I have also witnessed the sense of empowerment our constituents derive when they are able to write and tell their own stories, rather than having their stories told for them by someone else.

During my tenure at Bread for the City, our development office has shifted the way we produce newsletters, direct-mail appeals, media coverage, and content for our new website, which launched just last week. All of our staff, client, volunteer, and donor stories now come from one-on-one interviews, writing sessions, and relationship building. This has come from an understanding that Bread for the City’s stories and issues need to reach the public, but in a way that is empowering to our clients and community, and upholds our mission to be a refuge of dignity, respect, and justice.

I’d like to take our communications beyond newsletter articles and the occasional op-ed in the paper or a segment on the TV news. My goal is to develop a Community Media Project, using text, photos, video and audio clips, which together can become a digital community, a historical record, and an advocacy tool.

We will build a digital record of the changing face, needs, and hopes of the rapidly gentrifying Shaw and Anacostia neighborhoods through interviews, recorded on both audio and video, with community activists, partner organizations, neighborhood businesses, churches, public school students and teachers, and local policy makers.

Acting as a dynamic digital community forum, our media project will incorporate mapping, photo essays, digital storytelling, discussion boards, calls-to-action, neighborhood polls, and postings of community events, all in an effort to provide an empowering and cohesive communications strategy for neighborhoods in flux.

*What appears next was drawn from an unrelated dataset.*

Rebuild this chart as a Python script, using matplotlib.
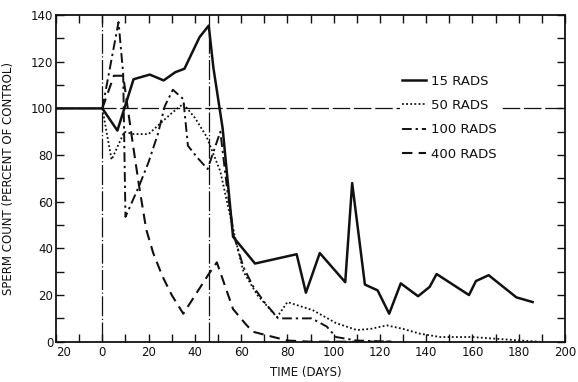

Putting together the initial Community Media proposal has been challenging, as I feel I lack networks and contacts to assist me with developing a strong project that incorporates best practices. This has been changing since attending the UPI Power to Change the World Summit in October. By attending We Media 08, I hope to engage with people from mainstream to community-based media and gain inspiration from other innovative projects in order to strengthen our own. I also hope to contribute to the broader discussion on digital media by bringing a grassroots community-media perspective to the the table.